What have you done with the things you wrote when in school?
I was always writing poetry and prose as a child and I still have some of them stored in the attic. When I was 12, I won a school poetry competition with a poem about Wildlife in Nature and I had to stand up in front of the whole school and read my poem out. I won a £12 book token and I was delighted. I also wrote a project about guide dogs when I was 13 and really enjoyed researching the topic as it meant contacting charities and speaking to people with guide dogs. I think that project is in the attic too. I’ll have to take a look…
Do you have any pets?
I do! I have three dogs – two British bulldogs called Spike and Zelda and a rescue greyhound called Freya. They are my writing buddies as they join me in the study and snore gently while I write. As I’m home alone all day, they are good company. As for funny things, one has to be the farting (especially the greyhound!) and the other is that Spike often sings along to my music. I also have three bearded dragons called Andrew, Loki and Cheeky.
What, in your life, are you most proud of doing?

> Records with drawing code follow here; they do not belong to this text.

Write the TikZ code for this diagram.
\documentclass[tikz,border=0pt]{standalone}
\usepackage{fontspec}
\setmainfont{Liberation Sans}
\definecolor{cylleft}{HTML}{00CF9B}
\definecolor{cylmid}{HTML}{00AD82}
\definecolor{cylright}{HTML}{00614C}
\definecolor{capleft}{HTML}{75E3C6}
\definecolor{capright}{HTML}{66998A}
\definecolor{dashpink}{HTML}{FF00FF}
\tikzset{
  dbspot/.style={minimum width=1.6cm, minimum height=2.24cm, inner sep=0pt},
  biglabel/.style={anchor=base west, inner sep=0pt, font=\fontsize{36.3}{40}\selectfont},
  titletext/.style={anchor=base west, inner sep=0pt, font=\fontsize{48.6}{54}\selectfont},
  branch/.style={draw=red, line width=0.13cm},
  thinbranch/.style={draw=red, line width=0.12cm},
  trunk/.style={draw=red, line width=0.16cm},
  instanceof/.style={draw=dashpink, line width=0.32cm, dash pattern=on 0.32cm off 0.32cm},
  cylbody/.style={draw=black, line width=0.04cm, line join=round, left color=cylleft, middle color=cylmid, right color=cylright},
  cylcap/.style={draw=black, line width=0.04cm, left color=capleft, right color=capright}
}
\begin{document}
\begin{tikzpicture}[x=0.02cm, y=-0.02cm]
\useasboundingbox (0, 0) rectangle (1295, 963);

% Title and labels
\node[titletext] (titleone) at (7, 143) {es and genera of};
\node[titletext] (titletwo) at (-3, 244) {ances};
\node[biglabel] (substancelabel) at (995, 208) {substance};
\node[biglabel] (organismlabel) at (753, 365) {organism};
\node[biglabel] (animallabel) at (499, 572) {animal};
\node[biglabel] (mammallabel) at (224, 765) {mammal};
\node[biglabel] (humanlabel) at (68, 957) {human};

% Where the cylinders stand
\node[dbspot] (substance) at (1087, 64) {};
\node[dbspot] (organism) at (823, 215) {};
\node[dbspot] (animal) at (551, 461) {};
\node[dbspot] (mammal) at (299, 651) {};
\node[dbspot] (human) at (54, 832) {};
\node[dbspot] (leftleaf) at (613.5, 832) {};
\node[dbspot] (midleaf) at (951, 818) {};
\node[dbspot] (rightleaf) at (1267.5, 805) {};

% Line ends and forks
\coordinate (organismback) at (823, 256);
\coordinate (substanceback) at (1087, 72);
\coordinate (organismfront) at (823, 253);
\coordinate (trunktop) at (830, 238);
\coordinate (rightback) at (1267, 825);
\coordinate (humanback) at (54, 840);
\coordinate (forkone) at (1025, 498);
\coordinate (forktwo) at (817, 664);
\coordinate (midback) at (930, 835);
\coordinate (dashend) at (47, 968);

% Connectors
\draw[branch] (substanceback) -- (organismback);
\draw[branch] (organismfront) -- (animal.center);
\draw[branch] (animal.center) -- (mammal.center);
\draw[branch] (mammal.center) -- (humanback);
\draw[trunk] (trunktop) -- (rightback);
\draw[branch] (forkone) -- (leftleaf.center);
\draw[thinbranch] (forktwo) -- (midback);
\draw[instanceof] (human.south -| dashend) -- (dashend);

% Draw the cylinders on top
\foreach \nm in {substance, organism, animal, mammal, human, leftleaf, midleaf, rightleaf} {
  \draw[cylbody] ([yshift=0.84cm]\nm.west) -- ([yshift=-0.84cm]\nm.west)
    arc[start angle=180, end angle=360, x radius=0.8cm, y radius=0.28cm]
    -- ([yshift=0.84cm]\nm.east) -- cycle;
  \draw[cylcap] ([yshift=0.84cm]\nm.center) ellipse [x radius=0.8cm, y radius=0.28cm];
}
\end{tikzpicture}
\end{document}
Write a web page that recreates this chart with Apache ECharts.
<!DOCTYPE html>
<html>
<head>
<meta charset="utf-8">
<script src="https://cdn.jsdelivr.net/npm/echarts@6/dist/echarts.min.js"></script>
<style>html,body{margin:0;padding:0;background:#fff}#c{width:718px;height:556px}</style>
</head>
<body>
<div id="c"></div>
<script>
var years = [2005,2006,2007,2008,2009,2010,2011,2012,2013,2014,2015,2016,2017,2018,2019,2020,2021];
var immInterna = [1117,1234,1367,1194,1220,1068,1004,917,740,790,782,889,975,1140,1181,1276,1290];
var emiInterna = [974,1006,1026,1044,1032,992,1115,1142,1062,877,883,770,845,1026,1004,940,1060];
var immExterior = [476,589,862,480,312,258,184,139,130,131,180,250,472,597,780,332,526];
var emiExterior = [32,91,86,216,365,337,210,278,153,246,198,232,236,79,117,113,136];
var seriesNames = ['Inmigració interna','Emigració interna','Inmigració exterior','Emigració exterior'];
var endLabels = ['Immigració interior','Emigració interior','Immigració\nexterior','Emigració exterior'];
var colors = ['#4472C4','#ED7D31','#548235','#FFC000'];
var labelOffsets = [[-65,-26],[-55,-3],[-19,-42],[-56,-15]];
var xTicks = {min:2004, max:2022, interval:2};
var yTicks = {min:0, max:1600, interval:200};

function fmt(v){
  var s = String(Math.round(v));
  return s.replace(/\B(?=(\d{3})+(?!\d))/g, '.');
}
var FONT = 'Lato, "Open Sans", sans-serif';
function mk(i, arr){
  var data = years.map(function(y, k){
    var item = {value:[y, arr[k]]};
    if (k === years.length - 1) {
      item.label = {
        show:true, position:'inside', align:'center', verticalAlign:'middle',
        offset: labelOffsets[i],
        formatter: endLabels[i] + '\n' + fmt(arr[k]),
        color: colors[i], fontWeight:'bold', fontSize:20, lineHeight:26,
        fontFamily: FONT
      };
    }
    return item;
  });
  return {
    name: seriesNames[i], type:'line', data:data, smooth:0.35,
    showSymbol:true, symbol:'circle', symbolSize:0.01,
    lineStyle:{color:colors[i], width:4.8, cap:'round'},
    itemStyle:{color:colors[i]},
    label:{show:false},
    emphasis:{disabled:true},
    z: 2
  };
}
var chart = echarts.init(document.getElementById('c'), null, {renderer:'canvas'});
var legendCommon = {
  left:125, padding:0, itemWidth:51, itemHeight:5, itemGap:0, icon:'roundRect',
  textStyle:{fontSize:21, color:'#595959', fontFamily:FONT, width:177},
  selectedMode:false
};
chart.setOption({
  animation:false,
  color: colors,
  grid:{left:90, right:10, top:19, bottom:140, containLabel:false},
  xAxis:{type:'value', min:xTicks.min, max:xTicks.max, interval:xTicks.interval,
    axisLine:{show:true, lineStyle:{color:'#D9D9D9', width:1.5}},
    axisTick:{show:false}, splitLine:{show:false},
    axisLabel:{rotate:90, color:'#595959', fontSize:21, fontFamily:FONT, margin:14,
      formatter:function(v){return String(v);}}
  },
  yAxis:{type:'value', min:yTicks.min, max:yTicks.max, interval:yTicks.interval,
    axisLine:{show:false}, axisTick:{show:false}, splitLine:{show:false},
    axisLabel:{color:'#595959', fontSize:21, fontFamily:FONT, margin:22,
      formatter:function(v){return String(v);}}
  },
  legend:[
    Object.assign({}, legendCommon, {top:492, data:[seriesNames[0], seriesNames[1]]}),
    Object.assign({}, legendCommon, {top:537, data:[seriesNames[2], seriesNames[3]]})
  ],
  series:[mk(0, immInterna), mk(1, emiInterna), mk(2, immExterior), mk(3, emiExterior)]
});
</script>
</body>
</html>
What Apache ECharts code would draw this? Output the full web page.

I was a teacher for twenty years and once, when I went for an interview at a school, the governors asked me what I was most proud of doing. At the time, my daughter was only a year old, and my answer was having my daughter. Of course, that wasn’t what they were looking for (they wanted something teaching related), but it came straight from my heart. My children are my greatest achievements, along with marrying my husband, because I never thought I’d fall in love so deeply. Nothing is guaranteed in life except for today, but being able to love is one of the greatest gifts of all; being loved in return is priceless. However, in terms of my writing career, I’d say I’m most proud of being published. I always dreamt of being an author, but never thought it would happen. To date, it has been a wonderful, exciting rollercoaster. I am proud every time I finish writing a book and every publication day. I am grateful to the publishers who have accepted my work and to the readers and bloggers who read my stories and support me. I am grateful to my agent for taking me on. I am grateful to my family for being the centre of my world.
Author:
Darcie Boleyn has a huge heart and is a real softy. She never fails to cry at books and movies, whether the ending is happy or not. Darcie is in possession of an overactive imagination that often keeps her awake at night. Her childhood dream was to become a Jedi but she hasn’t yet found suitable transport to take her to a galaxy far, far away. She also has reservations about how she’d look in a gold bikini, as she rather enjoys red wine, cheese and loves anything with ginger or cherries in it – especially chocolate. Darcie fell in love in New York, got married in the snow, rescues uncoordinated greyhounds and can usually be found reading or typing away on her laptop.